Now, because it's called the Egg Devil, you don't think this dish is filled with demons, or you can only have it if you're devil full. It's nothing like that if we consider the root of Egg Devil to be one of the legends claimed to have originated from a European dish called Scotch Eggs. Another hypothesis suggests that this is influenced by the Mughal delicacy of Nargisi Kofta.
While readily available in the street food stalls, cafes and cabins of Kolkata, the dish underwent many variations after being introduced by the British rulers of Kolkata in the Raj period. Basically, it is a stuffed egg and then deep-fried. Stuffing may vary from potatoes to minced chicken/chicken keema or soya chunk. But today I am sharing the recipe with minced chicken/chicken keema stuffing.
HOW TO MAKE EGG DEVIL?
To begin with, the recipe of egg devil you need to finely chop the green chillies, onions, garlic and ginger.
Making the outer mixture
- In a small bowl add 1½ tbsp of coriander powder, 1 tbsp of cumin powder, ½ tbsp of Kashmiri red chilli powder, 1 tbsp of salt and ½ tbsp of turmeric powder. Mix well.
- Take the minced chicken/chicken keema in a large bowel and mash it with 50g of water until it forms a slurry. This prevents the keema from tufting when cooked.
- Heat the mustard oil in a non-stick frying pan, add bay leaves, onions and fry for a couple of minutes. Then add green chillies, ginger and garlic and sauté on medium heat until it becomes brown.
- Add the mixture of ground spices and saute it on medium heat for a few minutes. Add 50g of hot water at this stage and sauté it until oil separates.
- Reduce heat to low and add the keema slurry. Stir continuously and break any remaining lumps.
- Now set the heat to medium-high and dry off the remaining water.
- Add tomato ketchup and fry it for a couple of minutes.

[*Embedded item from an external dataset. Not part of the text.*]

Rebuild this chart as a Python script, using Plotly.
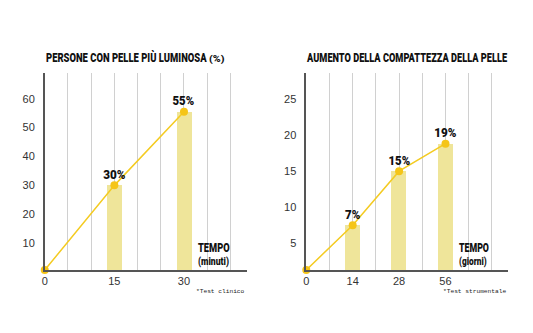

- Add garam masala powder and amchur powder. Mix well. Discard the bay leaves at this stage.
- Add 50g of breadcrumbs and mash the mixture so that it can be moulded around the eggs.
- Divide the mixture into 6 equal portions.
Preparing the eggs
- Boil the eggs in a pot for 7 - 9 minutes. Don't overcook.

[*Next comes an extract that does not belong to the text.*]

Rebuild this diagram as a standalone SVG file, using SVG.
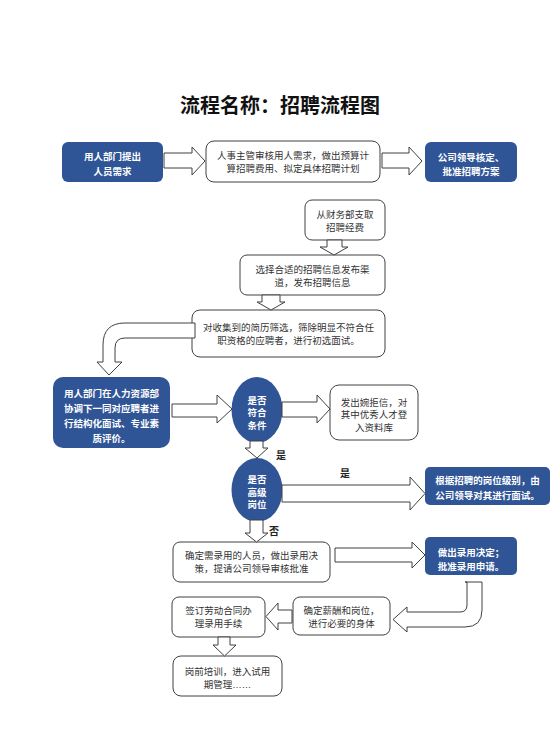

- Divide the eggs into two halves (use threads to divide).
Moulding & breading the devils
- Take one portion of the mixture in your hand and flatten across your palm. Place an egg half yolk side down and mould the keema around the egg.
- In three separate bowl add breadcrumbs, all-purpose flour and 2 beaten eggs. Season each with a pinch of salt.
- Put the moulded ovals in the all-purpose flour and coat it well. Now, dip it in beaten egg and bread crumbs. Repeat this step for the rest of the pieces.
- Refrigerate the devils for approx 30 minutes.
- Heat vegetable oil in a deep frying pan or kadhai. Fry the dimer devil/chop until they are golden brown.
- Remove the excess oil using a paper towel.
Serve hot by sprinkling some black salt on the devil. Don't forget to dip it in kasundi (Bengali mustard sauce) for that extra kick!